At Close Range (1986)

Directed by James Foley. Starring Sean Penn, Christopher Walken, Mary Stuart Masterson, Chris Penn, Millie Perkins, Tracey Walter, R. D. Call, Crispin Glover, Eileen Ryan, Stephen Geoffreys, J. C. Quinn. [R]

Cold, ominous drama, made all the more unsettling by the knowledge it’s based in truth. Trapped in poverty with his mother and her loutish boyfriend, delinquent unemployed teen Penn turns to a life of crime with his no-good father (Walken) and the man’s gang of miscreants. The docudrama-style filmmaking only enhances the story’s disturbing credibility, although somewhere along the way in the final act, its bitter fatalism crosses the line into gratuitous nihilism before a course correction just before the final scene. Starkly photographed by Juan Ruiz Anchía, the viewer shares in the young protagonist’s excitement at running wild on the wrong side of the law and falling for a local girl (Masterson) and getting some money in his pocket for the first time, and then the wintry dread after the kid realizes he’s in too deep with scary criminal sociopaths.
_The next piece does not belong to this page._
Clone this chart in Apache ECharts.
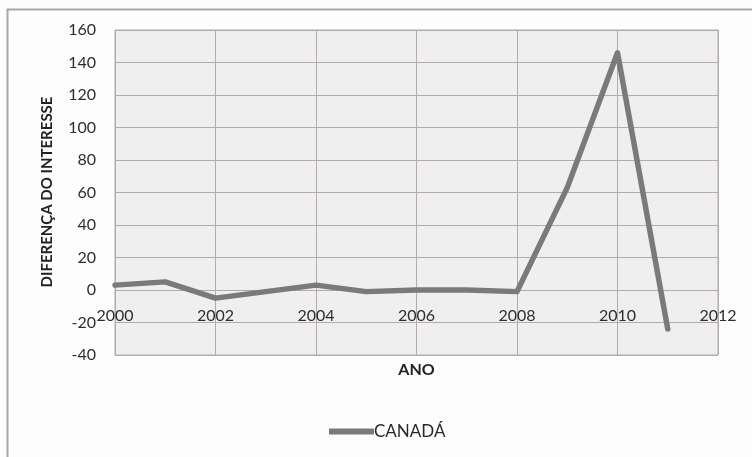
<!DOCTYPE html>
<html>
<head>
<meta charset="utf-8">
<script src="https://cdn.jsdelivr.net/npm/echarts@6/dist/echarts.min.js"></script>
<style>
  html, body { margin: 0; padding: 0; background: #fdfdfd; }
  #chart { width: 752px; height: 457px; }
</style>
</head>
<body>
<div id="chart"></div>
<script>
// Years and the yearly difference in interest for Canada
const years = [2000, 2001, 2002, 2003, 2004, 2005, 2006, 2007, 2008, 2009, 2010, 2011];
const canada = [3, 5, -5, -1, 3, -1, 0, 0, -1, 63, 146, -24];
const seriesName = 'CANADÁ';
const xTitle = 'ANO';
const yTitle = 'DIFERENÇA DO INTERESSE';

const font = 'Lato, "Open Sans", sans-serif';
const gridColor = '#b3abab';

const chart = echarts.init(document.getElementById('chart'));
chart.setOption({
  backgroundColor: '#fdfdfd',
  animation: false,
  graphic: [{
    type: 'rect',
    left: 5, top: 7,
    shape: { width: 800, height: 500 },
    style: { fill: 'none', stroke: '#a8a8a8', lineWidth: 2 },
    z: -1
  }, {
    // vertical axis title, centred on the plot
    type: 'text',
    x: 47, y: 192,
    rotation: Math.PI / 2,
    style: {
      text: yTitle,
      fontFamily: font, fontSize: 15, fontWeight: 'bold', fill: '#222',
      align: 'center', verticalAlign: 'middle'
    }
  }],
  grid: {
    left: 115, top: 30, right: 34, bottom: 102,
    show: true,
    backgroundColor: '#efefef',
    borderColor: gridColor,
    borderWidth: 1
  },
  legend: {
    left: 324, top: 418,
    icon: 'rect',
    itemWidth: 45, itemHeight: 6,
    textStyle: { fontFamily: font, fontSize: 17, color: '#2a2a2a', padding: [0, 0, 0, -5] },
    data: [seriesName]
  },
  xAxis: {
    type: 'value',
    min: 2000, max: 2012, interval: 2,
    name: xTitle,
    nameLocation: 'middle',
    nameGap: 7,
    nameTextStyle: { fontFamily: font, fontSize: 16, fontWeight: 'bold', color: '#222', verticalAlign: 'top' },
    axisLine: { show: false },
    axisTick: { show: false },
    axisLabel: {
      fontFamily: font, fontSize: 16, color: '#2e2e2e',
      // labels sit just under the zero line
      margin: -47,
      formatter: v => String(v)
    },
    splitLine: { show: true, lineStyle: { color: gridColor, width: 1 } }
  },
  yAxis: {
    type: 'value',
    min: -40, max: 160, interval: 20,
    axisLine: { show: false },
    axisTick: { show: false },
    axisLabel: { fontFamily: font, fontSize: 16, color: '#2e2e2e', margin: 19 },
    splitLine: { show: true, lineStyle: { color: gridColor, width: 1 } }
  },
  series: [{
    name: seriesName,
    type: 'line',
    data: years.map((y, i) => [y, canada[i]]),
    showSymbol: false,
    symbol: 'none',
    lineStyle: { color: '#7a7a7a', width: 5.5, cap: 'round', join: 'round' },
    itemStyle: { color: '#7a7a7a' }
  }]
});
</script>
</body>
</html>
Penn is magnetic and tragic in a powerful performance, matched by Walken’s controlled hatefulness creating a vivid real-world monster. The song heard over the end credits (“Live to Tell”) is performed by Penn’s then-wife, Madonna. Eileen Ryan, who plays the grandmother of the characters played by Sean and Chris Penn, is the actors’ real-life mother. David Strathairn, Kiefer Sutherland, and Candy Clark have small roles.